Provided material ▸
• • •

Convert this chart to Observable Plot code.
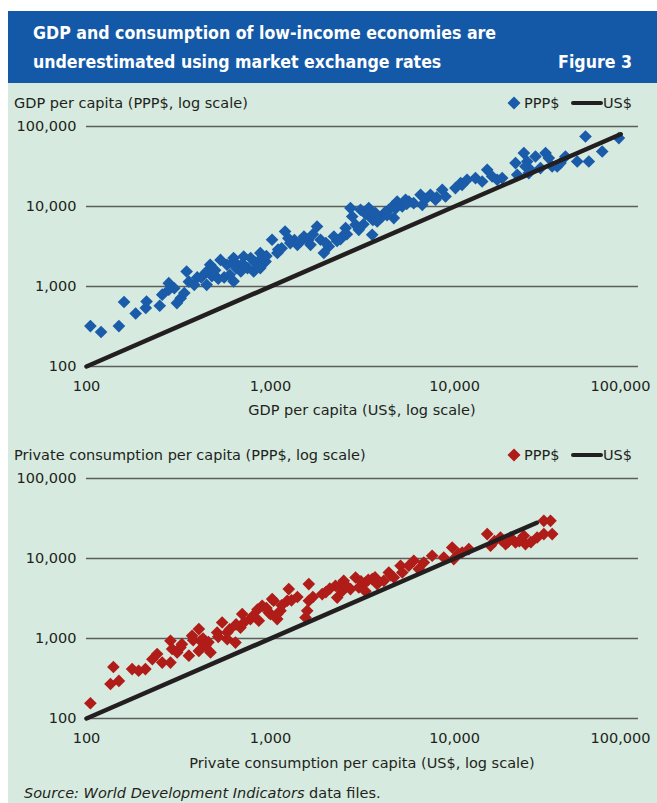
<!DOCTYPE html>
<html>
<head>
<meta charset="utf-8">
<script src="https://cdn.jsdelivr.net/npm/d3@7"></script>
<script src="https://cdn.jsdelivr.net/npm/@observablehq/plot@0.6"></script>
<style>
  html, body { margin: 0; padding: 0; background: #ffffff; }
  #wrap { position: relative; width: 657px; height: 803px; background: #ffffff; overflow: hidden;
          font-family: "DejaVu Sans", sans-serif; color: #231f20; }
  .abs { position: absolute; white-space: nowrap; }
  #header { left: 8px; top: 11px; width: 649px; height: 72px; background: #1459a8; }
  #panel { left: 8px; top: 83px; width: 649px; height: 720px; background: #d6eadf; }
  .ttl { color: #ffffff; font-family: "DejaVu Sans Condensed", "DejaVu Sans", sans-serif; font-stretch: condensed;
         font-weight: bold; font-size: 17.6px; line-height: 22px; }
  .lab { font-size: 14.5px; line-height: 18px; }
  .plotbox { position: absolute; left: 0; }
</style>
</head>
<body>
<div id="wrap">
  <div id="header" class="abs"></div>
  <div id="panel" class="abs"></div>
  <div class="abs ttl" style="left:33px; top:22px;">GDP and consumption of low-income economies are</div>
  <div class="abs ttl" style="left:33px; top:50.5px;">underestimated using market exchange rates</div>
  <div class="abs ttl" style="right:25px; top:50.5px;">Figure 3</div>

  <div class="abs lab" style="left:14px; top:94px;">GDP per capita (PPP$, log scale)</div>
  <div class="abs lab" id="leg1" style="left:506px; top:94px;"></div>
  <div class="plotbox" id="chart1" style="top:90px;"></div>
  <div class="abs lab" style="left:86px; width:552px; text-align:center; top:401px;">GDP per capita (US$, log scale)</div>

  <div class="abs lab" style="left:14px; top:446px;">Private consumption per capita (PPP$, log scale)</div>
  <div class="abs lab" id="leg2" style="left:506px; top:446px;"></div>
  <div class="plotbox" id="chart2" style="top:441.7px;"></div>
  <div class="abs lab" style="left:86px; width:552px; text-align:center; top:754px;">Private consumption per capita (US$, log scale)</div>

  <div class="abs lab" style="left:24px; top:784px;"><i>Source: World Development Indicators</i> data files.</div>
</div>
<script>
// ---- Data ----
const axisTicks = [100, 1000, 10000, 100000];
const legendLabels = ["PPP$", "US$"];

// Figure top: GDP per capita
const gdpUS = [105,120,150,160,185,210,212,250,258,280,280,325,340,310,350,360,385,450,450,470,
  500,535,580,630,630,690,715,730,780,810,880,880,1020,1090,940,660,
  1200,1280,1400,1520,1650,1790,1870,1950,2075,2210,2450,2560,2720,2780,2900,3020,3085,3420,3490,3570,
  3720,3800,4050,4400,4590,4680,4880,5200,5420,5650,6540,6680,7400,7880,8580,8940,10120,11000,11700,
  10800,13000,14140,15060,16030,17060,18160,21460,21920,23820,24840,25340,27550,29320,31250,32540,33960,
  36150,37670,40090,46450,51520,53700,63500,78200,25880,24300,
  560,420,300,620,900,1150,1350,2300,3200,4200,
  400,480,520,600,650,700,750,820,850,950,
  1100,1250,1450,1600,1700,2000,2400,2600,
  3300,3600,3900,4300,4800,5500,6000,7000,8000];
const gdpPPP = [320,270,320,640,460,540,650,575,790,1100,910,715,830,620,1540,1150,1050,1050,1540,1870,
  1600,2150,1870,2270,1160,1540,2370,1780,2270,1540,2620,1700,3840,2620,2050,1870,
  4870,3490,3320,4220,3320,5620,3840,2620,3160,4220,4220,5370,9550,7500,5900,5110,9100,9550,7500,4430,
  8270,6490,7500,9100,10000,7160,11550,10000,12130,11550,14000,10500,14000,12130,16170,13340,16980,18660,21570,
  19600,22650,20540,28750,23710,21570,22650,34870,24900,46500,36520,26150,42170,30200,46500,40270,31620,
  31620,34870,42170,36520,74990,36520,48700,71600,28750,31620,
  1300,1300,950,2000,2300,3000,3800,3700,6000,8500,
  1300,1350,1250,1400,1700,1900,1700,2000,1900,2400,
  2900,4000,3600,3800,4500,3500,3900,4500,
  8000,6800,7000,7800,9500,10800,11000,12500,13000];
const gdpUSLine = [100, 80000];

// Figure bottom: private consumption per capita
const consUS = [105,135,140,150,177,192,209,228,242,258,286,292,286,311,360,375,408,417,443,472,
  513,546,582,582,645,687,702,778,864,901,979,1021,1087,408,324,
  1040,1257,1233,1133,1615,1615,1583,1910,2256,2304,2500,2720,2900,3020,3280,3570,3800,4395,4680,5090,
  5200,5645,6010,6400,6810,7560,8745,9716,9912,11010,11960,15060,15700,17780,18940,20150,21460,23820,24300,28130,
  30590,33250,30590,33960,1000,1090,1550,2450,3280,4130,
  330,380,430,460,520,600,650,720,800,850,950,
  1150,1300,1400,1700,2000,2100,2400,2600,3100,3400,3700,4500,
  10500,16500,18000,19500,22500,26000];
const consPPP = [155,270,440,295,415,395,415,550,640,500,935,740,500,670,610,1080,1310,935,810,670,
  1190,1585,1190,980,890,1370,2020,1750,1665,2560,2110,3110,1750,700,770,
  2960,4145,2960,2220,4790,2960,2220,3590,4560,3250,5260,4145,5790,4340,5010,5530,4790,6680,5790,8110,
  6680,8110,9360,7370,8910,10810,10290,13730,9830,11885,13110,20180,14420,18300,15140,18300,15850,19220,15140,18300,
  29580,29580,20180,20180,2020,2020,1830,3900,3900,5260,
  850,950,1000,900,1050,1300,1500,1600,1900,2300,2400,
  2600,3000,3300,3300,3800,4200,4600,4500,5200,5400,5800,6200,
  11500,16500,17000,16000,16500,16000];
const consUSLine = [100, 28000];

const BLUE = "#1a5ca9";
const RED = "#b01c18";
const INK = "#231f20";

function chart(xs, ys, lineEnds, color) {
  const pts = xs.map((x, i) => ({x, y: ys[i]}));
  const line = lineEnds.map(v => ({x: v, y: v}));
  const fmt = d3.format(",");
  return Plot.plot({
    width: 657, height: 330,
    marginLeft: 86, marginRight: 19, marginTop: 36, marginBottom: 54,
    x: {type: "log", domain: [100, 100000]},
    y: {type: "log", domain: [100, 100000]},
    style: {background: "transparent", fontFamily: "DejaVu Sans, sans-serif", fontSize: "14.5px", color: INK, overflow: "visible"},
    marks: [
      Plot.ruleY(axisTicks, {stroke: "#5b5e5b", strokeWidth: 1.4}),
      Plot.axisY(axisTicks, {tickSize: 0, tickPadding: 10, tickFormat: fmt, label: null, fill: INK}),
      Plot.axisX(axisTicks.slice(0, 3), {tickSize: 0, tickPadding: 14, tickFormat: fmt, label: null, fill: INK}),
      Plot.axisX(axisTicks.slice(3), {tickSize: 0, tickPadding: 14, tickFormat: fmt, label: null, fill: INK, textAnchor: "end", dx: 12}),
      Plot.dot(pts, {x: "x", y: "y", symbol: "diamond2", r: 5.7, fill: color, stroke: "none"}),
      Plot.line(line, {x: "x", y: "y", stroke: INK, strokeWidth: 4.5, strokeLinecap: "round"})
    ]
  });
}

function legend(el, color) {
  el.innerHTML =
    `<svg width="130" height="18" style="vertical-align:top;overflow:visible">` +
    `<path d="M8,2.5 L14.5,9 L8,15.5 L1.5,9 Z" fill="${color}"/>` +
    `<text x="18" y="14" font-size="14.5" fill="${INK}" font-family="DejaVu Sans, sans-serif">${legendLabels[0]}</text>` +
    `<line x1="67" y1="9" x2="95" y2="9" stroke="${INK}" stroke-width="4" stroke-linecap="round"/>` +
    `<text x="97" y="14" font-size="14.5" fill="${INK}" font-family="DejaVu Sans, sans-serif">${legendLabels[1]}</text>` +
    `</svg>`;
}

document.getElementById("chart1").appendChild(chart(gdpUS, gdpPPP, gdpUSLine, BLUE));
document.getElementById("chart2").appendChild(chart(consUS, consPPP, consUSLine, RED));
legend(document.getElementById("leg1"), BLUE);
legend(document.getElementById("leg2"), RED);
</script>
</body>
</html>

• • •

Given task ▸
Extract, word for word, each line from the top of the data down to and including the line with "consumption per capita (US$, log scale)</div>"; skip the pictures.

Output for this exercise ▸
Convert this chart to Observable Plot code.
<!DOCTYPE html>
<html>
<head>
<meta charset="utf-8">
<script src="https://cdn.jsdelivr.net/npm/d3@7"></script>
<script src="https://cdn.jsdelivr.net/npm/@observablehq/plot@0.6"></script>
<style>
  html, body { margin: 0; padding: 0; background: #ffffff; }
  #wrap { position: relative; width: 657px; height: 803px; background: #ffffff; overflow: hidden;
          font-family: "DejaVu Sans", sans-serif; color: #231f20; }
  .abs { position: absolute; white-space: nowrap; }
  #header { left: 8px; top: 11px; width: 649px; height: 72px; background: #1459a8; }
  #panel { left: 8px; top: 83px; width: 649px; height: 720px; background: #d6eadf; }
  .ttl { color: #ffffff; font-family: "DejaVu Sans Condensed", "DejaVu Sans", sans-serif; font-stretch: condensed;
         font-weight: bold; font-size: 17.6px; line-height: 22px; }
  .lab { font-size: 14.5px; line-height: 18px; }
  .plotbox { position: absolute; left: 0; }
</style>
</head>
<body>
<div id="wrap">
  <div id="header" class="abs"></div>
  <div id="panel" class="abs"></div>
  <div class="abs ttl" style="left:33px; top:22px;">GDP and consumption of low-income economies are</div>
  <div class="abs ttl" style="left:33px; top:50.5px;">underestimated using market exchange rates</div>
  <div class="abs ttl" style="right:25px; top:50.5px;">Figure 3</div>

  <div class="abs lab" style="left:14px; top:94px;">GDP per capita (PPP$, log scale)</div>
  <div class="abs lab" id="leg1" style="left:506px; top:94px;"></div>
  <div class="plotbox" id="chart1" style="top:90px;"></div>
  <div class="abs lab" style="left:86px; width:552px; text-align:center; top:401px;">GDP per capita (US$, log scale)</div>

  <div class="abs lab" style="left:14px; top:446px;">Private consumption per capita (PPP$, log scale)</div>
  <div class="abs lab" id="leg2" style="left:506px; top:446px;"></div>
  <div class="plotbox" id="chart2" style="top:441.7px;"></div>
  <div class="abs lab" style="left:86px; width:552px; text-align:center; top:754px;">Private consumption per capita (US$, log scale)</div>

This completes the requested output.